▼
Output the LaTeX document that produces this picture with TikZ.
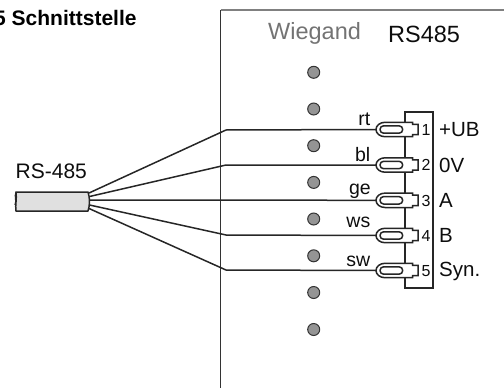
\documentclass[tikz,border=0pt]{standalone}
\usepackage{fontspec}
\setmainfont{Liberation Sans}
\newcommand{\fs}[1]{\fontsize{#1}{#1}\selectfont}
\tikzset{
  px/.style={x=1pt,y=-1pt},
  wire/.style={line width=1.5pt,draw=black!85},
  led/.style={circle,draw=black!80,fill=black!42,line width=1pt,minimum size=12pt,inner sep=0pt},
  wlabel/.style={anchor=base east,inner sep=0pt,font=\fs{19.5},text=black!95},
  tlabel/.style={anchor=base west,inner sep=0pt,font=\fs{20.5},text=black!95},
  numlabel/.style={anchor=center,inner sep=0pt,font=\fs{16},text=black!95},
  termline/.style={line width=1.5pt,draw=black!85,fill=white},
  headtext/.style={anchor=base west,inner sep=0pt},
}
\newcommand{\terminal}[2]{%
  \coordinate (t#1) at (376,#2);
  \draw[termline] (385,#2-7.2) -- (412.7,#2-7.2) -- (412.7,#2-5.2) -- (418,#2-5.2) -- (418,#2+5.2) -- (412.7,#2+5.2) -- (412.7,#2+7.2) -- (385,#2+7.2)
     arc[start angle=90,end angle=270,x radius=9pt,y radius=-7.2pt] -- cycle;
  \draw[line width=1.5pt,draw=black!85,rounded corners=3.6pt] (380,#2-3.7) rectangle (402.7,#2+3.7);
}
\begin{document}
\begin{tikzpicture}[px]
\useasboundingbox (0,0) rectangle (504,388);
% housing
\draw[line width=1.6pt,draw=black!50] (220.5,10) -- (504,10);
\draw[line width=1.3pt,draw=black!80] (220.5,10) -- (220.5,388);
% title, cut off by the left edge
\begin{scope}
\clip (0,0) rectangle (504,388);
\node[headtext,font=\bfseries\fs{21}] (title) at (-6,25) {5 Schnittstelle};
\end{scope}
\node[headtext,font=\fs{23.5},text=black!55] (wiegand) at (268,39) {Wiegand};
\node[headtext,font=\fs{23.5},text=black!95] (rs485) at (388,42) {RS485};
\node[headtext,font=\fs{21},text=black!95] (cablelabel) at (15.5,178) {RS-485};
% LEDs
\foreach \i/\y in {1/72.3,2/109,3/145.7,4/182.4,5/219,6/255.8,7/292.5,8/329.5}
  \node[led] (led\i) at (313.7,\y) {};
% connector block
\draw[line width=1.4pt,draw=black!85] (405,112) rectangle (433,288);
\foreach \n/\y in {1/129.5,2/165,3/200.3,4/235.5,5/270.5}{\terminal{\n}{\y}}
% cable
\coordinate (c1) at (89,193);
\coordinate (c2) at (89.5,196.5);
\coordinate (c3) at (90,200);
\coordinate (c4) at (89.5,205);
\coordinate (c5) at (89,208.5);
\draw[line width=1.5pt,draw=black!85,fill=black!12,line join=round]
  (16,192) -- (88,192) .. controls (90,198) and (90,205) .. (88,211) -- (16,211)
  .. controls (15,205) and (17,199) .. (16,192) -- cycle;
\draw[line width=1.2pt,draw=black!85] (16,192) .. controls (14,197) and (17,200) .. (15,205);
% wires
\draw[wire] (c1) -- (226,130) -- (t1);
\draw[wire] (c2) -- (226,165) -- (t2);
\draw[wire] (c3) -- (t3);
\draw[wire] (c4) -- (226,235) -- (t4);
\draw[wire] (c5) -- (226,270) -- (t5);
% wire colours
\node[wlabel] (lrt) at (370.5,125.5) {rt};
\node[wlabel] (lbl) at (370.5,161.5) {bl};
\node[wlabel] (lge) at (371,194) {ge};
\node[wlabel] (lws) at (370.5,227.5) {ws};
\node[wlabel] (lsw) at (370.5,266.5) {sw};
% pin numbers
\node[numlabel] (n1) at (426,129.5) {1};
\node[numlabel] (n2) at (426,165) {2};
\node[numlabel] (n3) at (426,200.5) {3};
\node[numlabel] (n4) at (426,235.5) {4};
\node[numlabel] (n5) at (426,271) {5};
% signal names
\node[tlabel] (s1) at (439,136) {+UB};
\node[tlabel] (s2) at (439,172) {0V};
\node[tlabel] (s3) at (439,207) {A};
\node[tlabel] (s4) at (439,242) {B};
\node[tlabel] (s5) at (439,276) {Syn.};
\end{tikzpicture}
\end{document}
▲
■ Requirements
Please transcribe the material above exactly as written. Leave the pictures out.

■ Task response
Output the LaTeX document that produces this picture with TikZ.
\documentclass[tikz,border=0pt]{standalone}
\usepackage{fontspec}
\setmainfont{Liberation Sans}
\newcommand{\fs}[1]{\fontsize{#1}{#1}\selectfont}
\tikzset{
  px/.style={x=1pt,y=-1pt},
  wire/.style={line width=1.5pt,draw=black!85},
  led/.style={circle,draw=black!80,fill=black!42,line width=1pt,minimum size=12pt,inner sep=0pt},
  wlabel/.style={anchor=base east,inner sep=0pt,font=\fs{19.5},text=black!95},
  tlabel/.style={anchor=base west,inner sep=0pt,font=\fs{20.5},text=black!95},
  numlabel/.style={anchor=center,inner sep=0pt,font=\fs{16},text=black!95},
  termline/.style={line width=1.5pt,draw=black!85,fill=white},
  headtext/.style={anchor=base west,inner sep=0pt},
}
\newcommand{\terminal}[2]{%
  \coordinate (t#1) at (376,#2);
  \draw[termline] (385,#2-7.2) -- (412.7,#2-7.2) -- (412.7,#2-5.2) -- (418,#2-5.2) -- (418,#2+5.2) -- (412.7,#2+5.2) -- (412.7,#2+7.2) -- (385,#2+7.2)
     arc[start angle=90,end angle=270,x radius=9pt,y radius=-7.2pt] -- cycle;
  \draw[line width=1.5pt,draw=black!85,rounded corners=3.6pt] (380,#2-3.7) rectangle (402.7,#2+3.7);
}
\begin{document}
\begin{tikzpicture}[px]
\useasboundingbox (0,0) rectangle (504,388);
% housing
\draw[line width=1.6pt,draw=black!50] (220.5,10) -- (504,10);
\draw[line width=1.3pt,draw=black!80] (220.5,10) -- (220.5,388);
% title, cut off by the left edge
\begin{scope}
\clip (0,0) rectangle (504,388);
\node[headtext,font=\bfseries\fs{21}] (title) at (-6,25) {5 Schnittstelle};
\end{scope}
\node[headtext,font=\fs{23.5},text=black!55] (wiegand) at (268,39) {Wiegand};
\node[headtext,font=\fs{23.5},text=black!95] (rs485) at (388,42) {RS485};
\node[headtext,font=\fs{21},text=black!95] (cablelabel) at (15.5,178) {RS-485};
% LEDs
\foreach \i/\y in {1/72.3,2/109,3/145.7,4/182.4,5/219,6/255.8,7/292.5,8/329.5}
  \node[led] (led\i) at (313.7,\y) {};
% connector block
\draw[line width=1.4pt,draw=black!85] (405,112) rectangle (433,288);
\foreach \n/\y in {1/129.5,2/165,3/200.3,4/235.5,5/270.5}{\terminal{\n}{\y}}
% cable
\coordinate (c1) at (89,193);
\coordinate (c2) at (89.5,196.5);
\coordinate (c3) at (90,200);
\coordinate (c4) at (89.5,205);
\coordinate (c5) at (89,208.5);
\draw[line width=1.5pt,draw=black!85,fill=black!12,line join=round]
  (16,192) -- (88,192) .. controls (90,198) and (90,205) .. (88,211) -- (16,211)
  .. controls (15,205) and (17,199) .. (16,192) -- cycle;
\draw[line width=1.2pt,draw=black!85] (16,192) .. controls (14,197) and (17,200) .. (15,205);
% wires
\draw[wire] (c1) -- (226,130) -- (t1);
\draw[wire] (c2) -- (226,165) -- (t2);
\draw[wire] (c3) -- (t3);
\draw[wire] (c4) -- (226,235) -- (t4);
\draw[wire] (c5) -- (226,270) -- (t5);
% wire colours
\node[wlabel] (lrt) at (370.5,125.5) {rt};
\node[wlabel] (lbl) at (370.5,161.5) {bl};
\node[wlabel] (lge) at (371,194) {ge};
\node[wlabel] (lws) at (370.5,227.5) {ws};
\node[wlabel] (lsw) at (370.5,266.5) {sw};
% pin numbers
\node[numlabel] (n1) at (426,129.5) {1};
\node[numlabel] (n2) at (426,165) {2};
\node[numlabel] (n3) at (426,200.5) {3};
\node[numlabel] (n4) at (426,235.5) {4};
\node[numlabel] (n5) at (426,271) {5};
% signal names
\node[tlabel] (s1) at (439,136) {+UB};
\node[tlabel] (s2) at (439,172) {0V};
\node[tlabel] (s3) at (439,207) {A};
\node[tlabel] (s4) at (439,242) {B};
\node[tlabel] (s5) at (439,276) {Syn.};
\end{tikzpicture}
\end{document}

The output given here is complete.